I valued his advice enormously. I wish I had dedicated more time to him and our relationship when he was alive. I learned so much from him directly through what he taught me, but also through how he acted and who he was.
He gave me a set of mental and emotional tools that I use so frequently I'm probably unaware of most. Here are some snippets of advice that I can remember:
- Write the first sentence. Get started now, you can always revise it.
- Courage isn’t lack of fears, it's continuing despite them.
- College is for finding a wife.
- Business is risk.
- Being bored is your own fault. There are so many interesting details if you just look closely.
- Why be happy with 9/10 when you could get 10/10?
- Your preferences aren't set in stone, you get to decide whether you like vegetables or not.

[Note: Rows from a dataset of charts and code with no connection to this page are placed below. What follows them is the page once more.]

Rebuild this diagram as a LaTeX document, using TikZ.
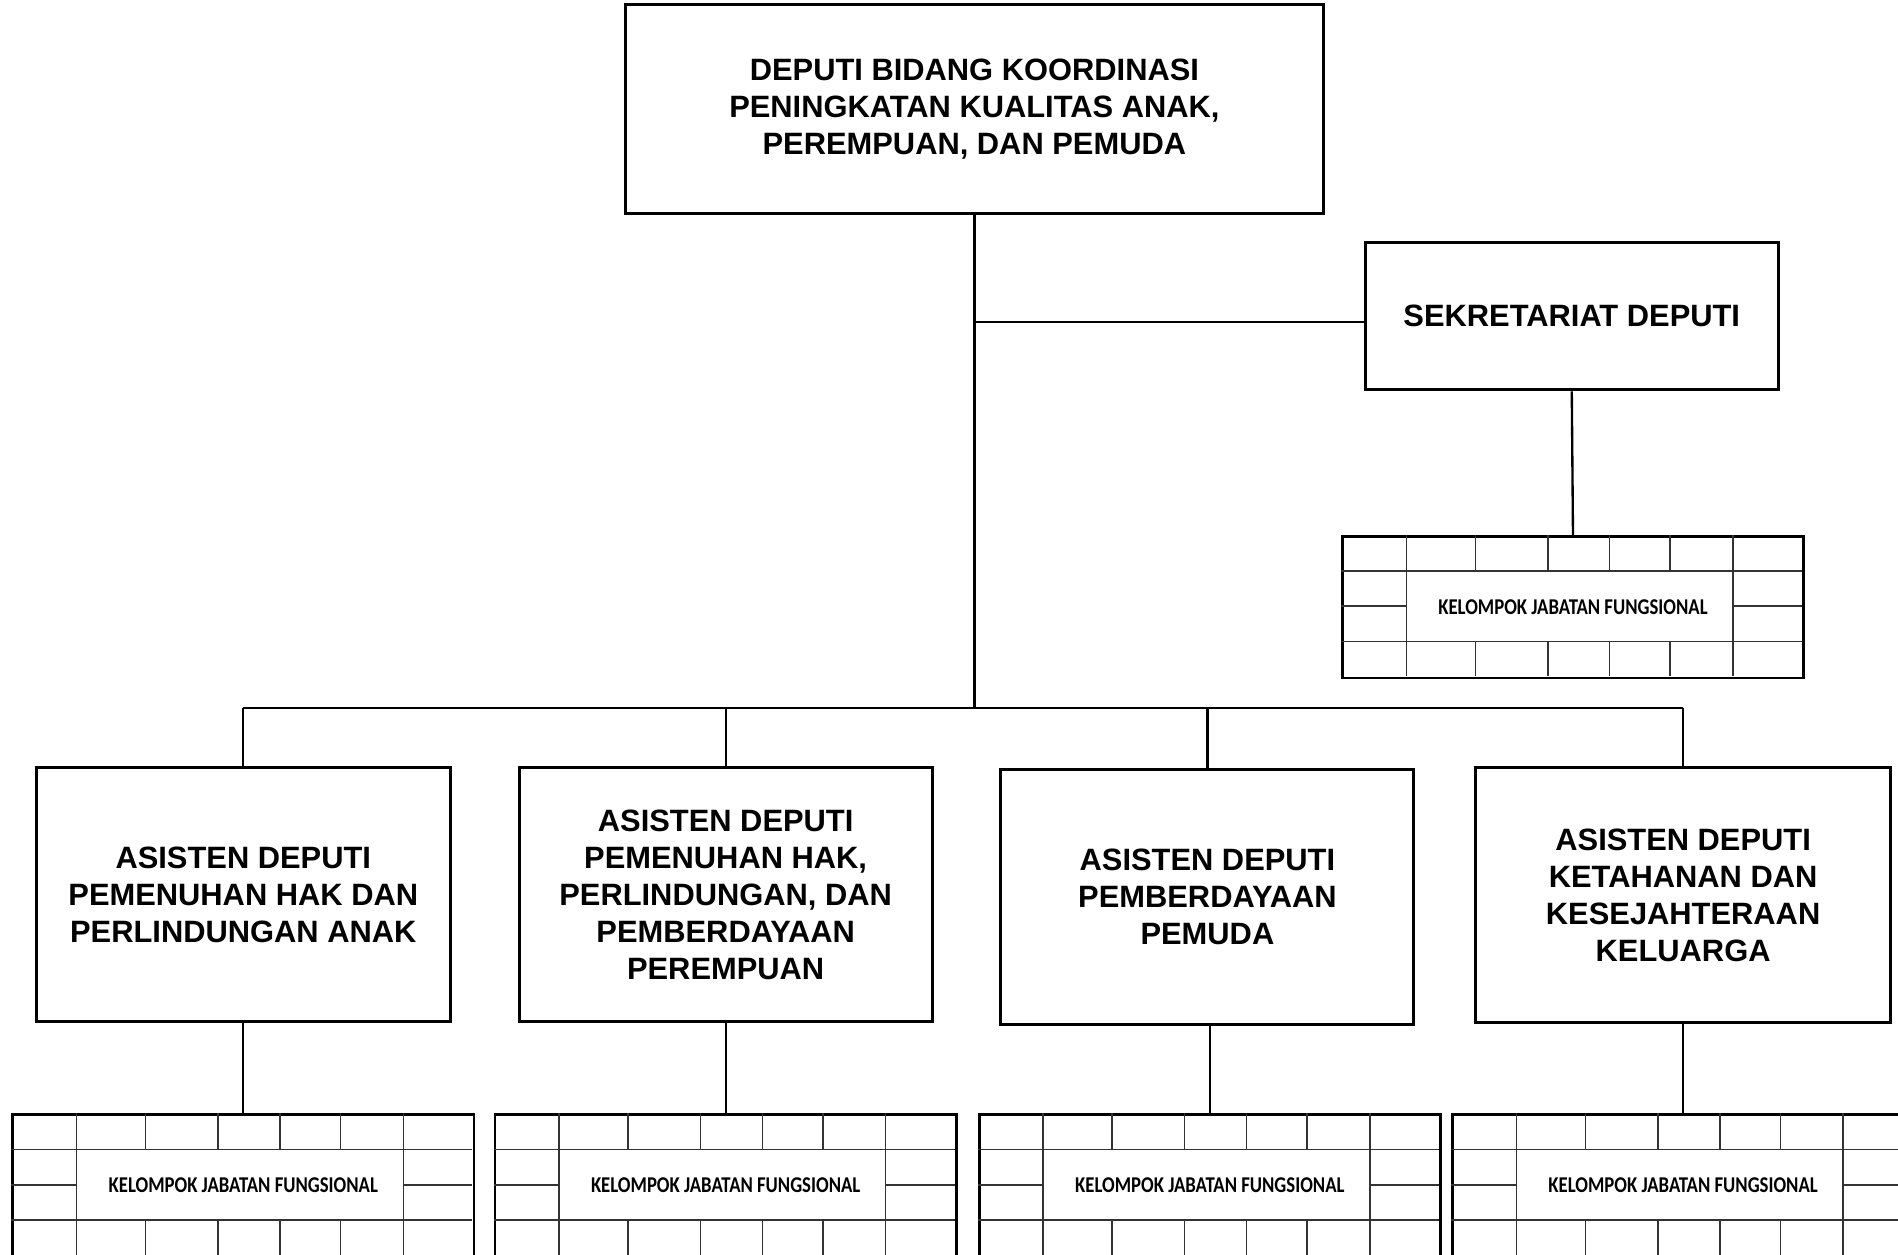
\documentclass[tikz,border=0pt]{standalone}
\usepackage{fontspec}
\setmainfont{Liberation Sans}
\newfontfamily\kjffont{Carlito}
\usepackage{tikz}

\tikzset{
	kotak/.style={draw, line width=0.7pt, align=center, inner sep=0pt, font=\fontsize{7.25}{8.7}\selectfont\bfseries},
	kjf/.style={draw, line width=0.65pt, minimum width=3.81cm, minimum height=1.17cm, inner sep=0pt},
	garis/.style={line width=0.55pt},
	gridtipis/.style={line width=0.35pt, black!80},
}

\begin{document}
\begin{tikzpicture}[x=0.01cm, y=-0.01cm]
		\useasboundingbox (0, 0) rectangle (1568, 1036);
		\clip (0, 0) rectangle (1568, 1036);
		\node [kotak, minimum width=5.76cm, minimum height=1.72cm] (deputi) at (805, 90) {DEPUTI BIDANG KOORDINASI\\PENINGKATAN KUALITAS ANAK,\\PEREMPUAN, DAN PEMUDA};
		\node [kotak, minimum width=3.41cm, minimum height=1.22cm] (sekretariat) at (1298.5, 261) {SEKRETARIAT DEPUTI};
		\node [kotak, minimum width=3.42cm, minimum height=2.10cm] (asdepA) at (201, 739) {ASISTEN DEPUTI\\PEMENUHAN HAK DAN\\PERLINDUNGAN ANAK};
		\node [kotak, minimum width=3.41cm, minimum height=2.10cm] (asdepB) at (599.5, 739) {ASISTEN DEPUTI\\PEMENUHAN HAK,\\PERLINDUNGAN, DAN\\PEMBERDAYAAN\\PEREMPUAN};
		\node [kotak, minimum width=3.41cm, minimum height=2.10cm] (asdepC) at (997.5, 741) {ASISTEN DEPUTI\\PEMBERDAYAAN\\PEMUDA};
		\node [kotak, minimum width=3.43cm, minimum height=2.11cm] (asdepD) at (1390.5, 739.5) {ASISTEN DEPUTI\\KETAHANAN DAN\\KESEJAHTERAAN\\KELUARGA};
		\foreach \nama/\x/\y in {kjfS/1299.5/501.5, kjfA/201/979.5, kjfB/599.5/979.5, kjfC/999.5/979.5, kjfD/1390.5/979.5} {
			\node [kjf] (\nama) at (\x, \y) {\kjffont\bfseries\fontsize{5.3}{6}\selectfont\scalebox{0.83}[1]{KELOMPOK JABATAN FUNGSIONAL}};
			\begin{scope}[shift={(\nama.north west)}, gridtipis]
				\draw (0, 30) -- (381, 30) (0, 88) -- (381, 88);
				\draw (0, 59) -- (54, 59) (324, 59) -- (381, 59);
				\draw (54, 0) -- (54, 117) (324, 0) -- (324, 117);
				\foreach \k in {111, 171, 222, 272} {
					\draw (\k, 0) -- (\k, 30) (\k, 88) -- (\k, 117);
				}
			\end{scope}
		}
		\coordinate (bus) at (805, 585);
		\coordinate (sekkiri) at ([yshift=-0.05cm]sekretariat.west);
		\draw [garis] (deputi.south) -- (bus);
		\draw [garis] (deputi.south |- sekkiri) -- (sekkiri);
		\draw [garis] (sekretariat.south) -- (kjfS.north);
		\draw [garis] (asdepA.north |- bus) -- (asdepD.north |- bus);
		\foreach \a/\k in {asdepA/kjfA, asdepB/kjfB, asdepC/kjfC, asdepD/kjfD} {
			\draw [garis] (\a.north |- bus) -- (\a.north);
			\draw [garis] (\k.north |- \a.south) -- (\k.north);
		}
	\end{tikzpicture}
\end{document}
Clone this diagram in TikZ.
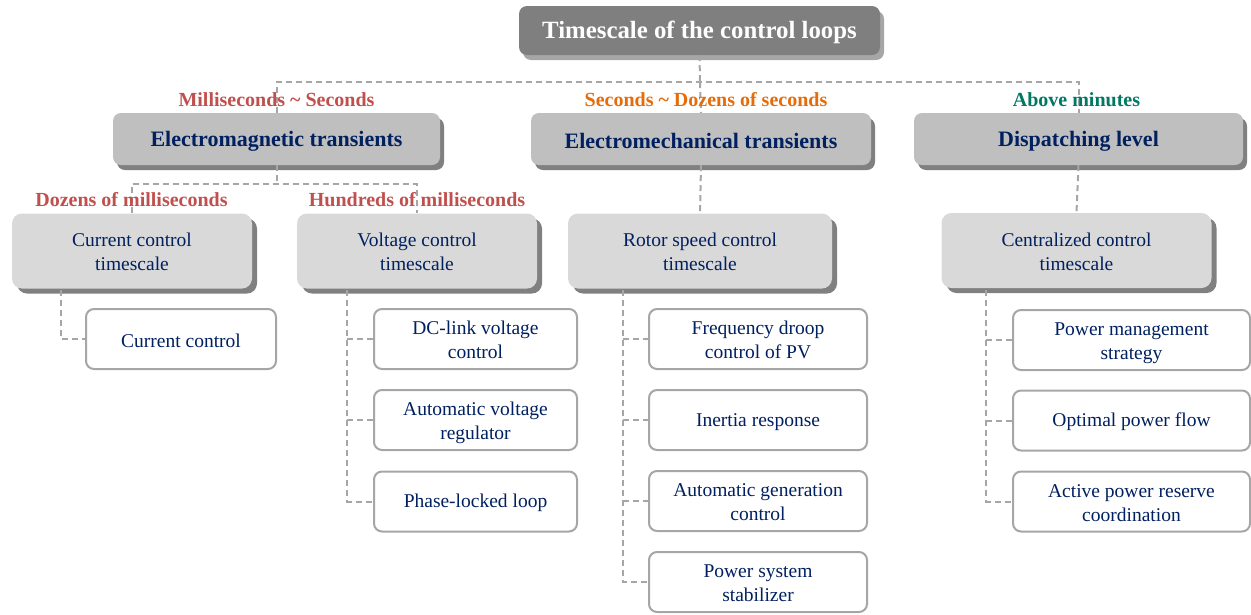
\documentclass[tikz,border=0pt]{standalone}
\usepackage{fontspec}
\setmainfont{Liberation Serif}
\usetikzlibrary{shadows}
\definecolor{navy}{RGB}{0,32,96}
\definecolor{lred}{RGB}{192,80,77}
\definecolor{lorange}{RGB}{228,108,10}
\definecolor{lteal}{RGB}{0,120,100}
\definecolor{titlefill}{RGB}{127,127,127}
\definecolor{titleshadow}{RGB}{166,166,166}
\definecolor{l2fill}{RGB}{191,191,191}
\definecolor{l3fill}{RGB}{217,217,217}
\definecolor{darkshadow}{RGB}{128,128,128}
\definecolor{linegray}{RGB}{166,166,166}
\tikzset{
  oneline/.style={text height=17pt},
  twoline/.style={text height=44pt, text depth=5pt},
  titlebox/.style={fill=titlefill, rounded corners=8pt, minimum height=49pt, minimum width=361pt,
    text=white, font=\fontsize{24.8}{28}\selectfont\bfseries, text height=21pt,
    drop shadow={shadow xshift=4pt, shadow yshift=-5pt, fill=titleshadow, opacity=1}},
  levtwo/.style={fill=l2fill, rounded corners=8pt, minimum height=52pt,
    text=navy, font=\fontsize{22}{26}\selectfont\bfseries, text height=20pt,
    drop shadow={shadow xshift=4pt, shadow yshift=-5pt, fill=darkshadow, opacity=1}},
  levthree/.style={fill=l3fill, rounded corners=10pt, minimum height=75pt, align=center,
    text=navy, font=\fontsize{19.5}{24}\selectfont, twoline,
    drop shadow={shadow xshift=5pt, shadow yshift=-5pt, fill=darkshadow, opacity=1}},
  leaf/.style={draw=linegray, line width=2pt, fill=white, rounded corners=8pt, minimum height=60pt,
    align=center, text=navy, font=\fontsize{19.5}{24}\selectfont},
  lbl/.style={font=\fontsize{20}{24}\selectfont\bfseries, inner sep=0pt},
  conn/.style={draw=linegray, line width=2pt, dash pattern=on 6pt off 4pt},
}
\begin{document}
\begin{tikzpicture}[x=1pt,y=-1pt]
\useasboundingbox (0,0) rectangle (1251,614);
\coordinate (bus) at (700,82);
\coordinate (emb) at (276.5,184);
\coordinate (cct) at (61,290);
\coordinate (vct) at (347,290);
\coordinate (rst) at (623,290);
\coordinate (czt) at (986,290);

% title
\node[titlebox] (T) at (699.5,30.5) {Timescale of the control loops};
% level 2
\node[levtwo, minimum width=327pt] (EM) at (276.5,139) {Electromagnetic transients};
\node[levtwo, minimum width=340pt] (EMe) at (701,139) {Electromechanical transients};
\node[levtwo, minimum width=329pt] (DL) at (1078.5,139) {Dispatching level};
% level 3
\node[levthree, minimum width=240pt] (CCt) at (132,251) {Current control\\timescale};
\node[levthree, minimum width=240pt] (VCt) at (417,251) {Voltage control\\timescale};
\node[levthree, minimum width=264pt] (RSt) at (700,251) {Rotor speed control\\timescale};
\node[levthree, minimum width=270pt] (CZt) at (1076.5,250.5) {Centralized control\\timescale};
% leaves
\node[leaf, oneline, minimum width=190pt] (CCl) at (181,339) {Current control};
\node[leaf, twoline, minimum width=203pt] (DC) at (475.5,339) {DC-link voltage\\control};
\node[leaf, twoline, minimum width=203pt] (AVR) at (475.5,420) {Automatic voltage\\regulator};
\node[leaf, oneline, minimum width=203pt] (PLL) at (475.5,501.5) {Phase-locked loop};
\node[leaf, twoline, minimum width=218pt] (FD) at (758,339) {Frequency droop\\control of PV};
\node[leaf, oneline, minimum width=218pt] (IR) at (758,420) {Inertia response};
\node[leaf, twoline, minimum width=218pt] (AGC) at (758,501) {Automatic generation\\control};
\node[leaf, twoline, minimum width=218pt] (PSS) at (758,582) {Power system\\stabilizer};
\node[leaf, twoline, minimum width=237pt] (PM) at (1131.5,340) {Power management\\strategy};
\node[leaf, oneline, minimum width=237pt] (OPF) at (1131.5,420.5) {Optimal power flow};
\node[leaf, twoline, minimum width=237pt] (APR) at (1131.5,501.5) {Active power reserve\\coordination};

% connectors
\draw[conn] (T.south) -- (bus);
\draw[conn] (EM.north) |- (bus) -| (DL.north);
\draw[conn] (bus) -- (EMe.north);
\draw[conn] (EM.south) -- (emb);
\draw[conn] (CCt.north) |- (emb) -| (VCt.north);
\draw[conn] (EMe.south) -- (RSt.north);
\draw[conn] (DL.south) -- (CZt.north);
\draw[conn] (cct) |- (CCl.west);
\draw[conn] (vct) |- (PLL.west);
\draw[conn] (vct |- DC.west) -- (DC.west);
\draw[conn] (vct |- AVR.west) -- (AVR.west);
\draw[conn] (rst) |- (PSS.west);
\draw[conn] (rst |- FD.west) -- (FD.west);
\draw[conn] (rst |- IR.west) -- (IR.west);
\draw[conn] (rst |- AGC.west) -- (AGC.west);
\draw[conn] (czt) |- (APR.west);
\draw[conn] (czt |- PM.west) -- (PM.west);
\draw[conn] (czt |- OPF.west) -- (OPF.west);
% labels
\node[lbl, text=lred] (L1) at (276.5,100) {Milliseconds \textasciitilde{} Seconds};
\node[lbl, text=lorange] (L2) at (706,100) {Seconds \textasciitilde{} Dozens of seconds};
\node[lbl, text=lteal] (L3) at (1076.5,100) {Above minutes};
\node[lbl, text=lred] (L4) at (131.5,200) {Dozens of milliseconds};
\node[lbl, text=lred] (L5) at (417,200) {Hundreds of milliseconds};
\end{tikzpicture}
\end{document}
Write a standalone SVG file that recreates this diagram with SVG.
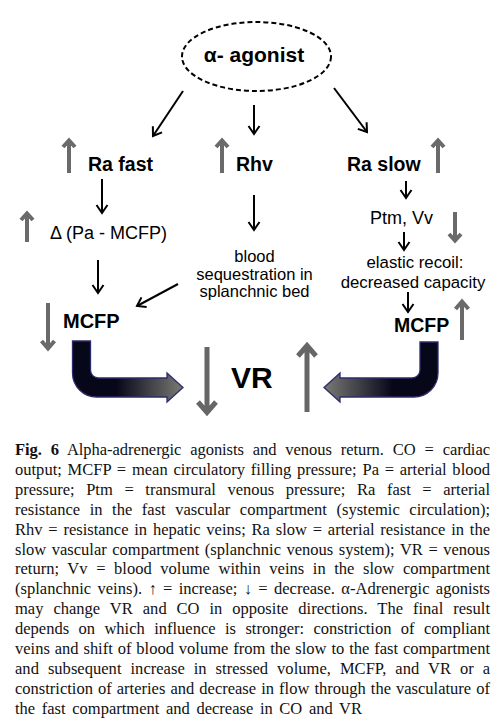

- You get to decide whether you're happy with what you've got: I only need a cup of tea and a book.
- Don’t judge a book by its cover: I was robbed once by men wearing suits.
- Beware of people who seek power over others.
- Protect yourself. Just because something is unlikely doesn’t mean you won’t be unlucky.
There's more that I take as advice by trying to follow the example he set: be kind; be happy; be different; you may need to move around the world to find a place to make your home; tell a story; tell a joke; invest in learning; don't rely on others.
As I write this I find it impossible to convey the depth of meaning to me without the context, remembering the colors, his voice, how it felt. I guess to truly learn something you have to be there and experience it for yourself.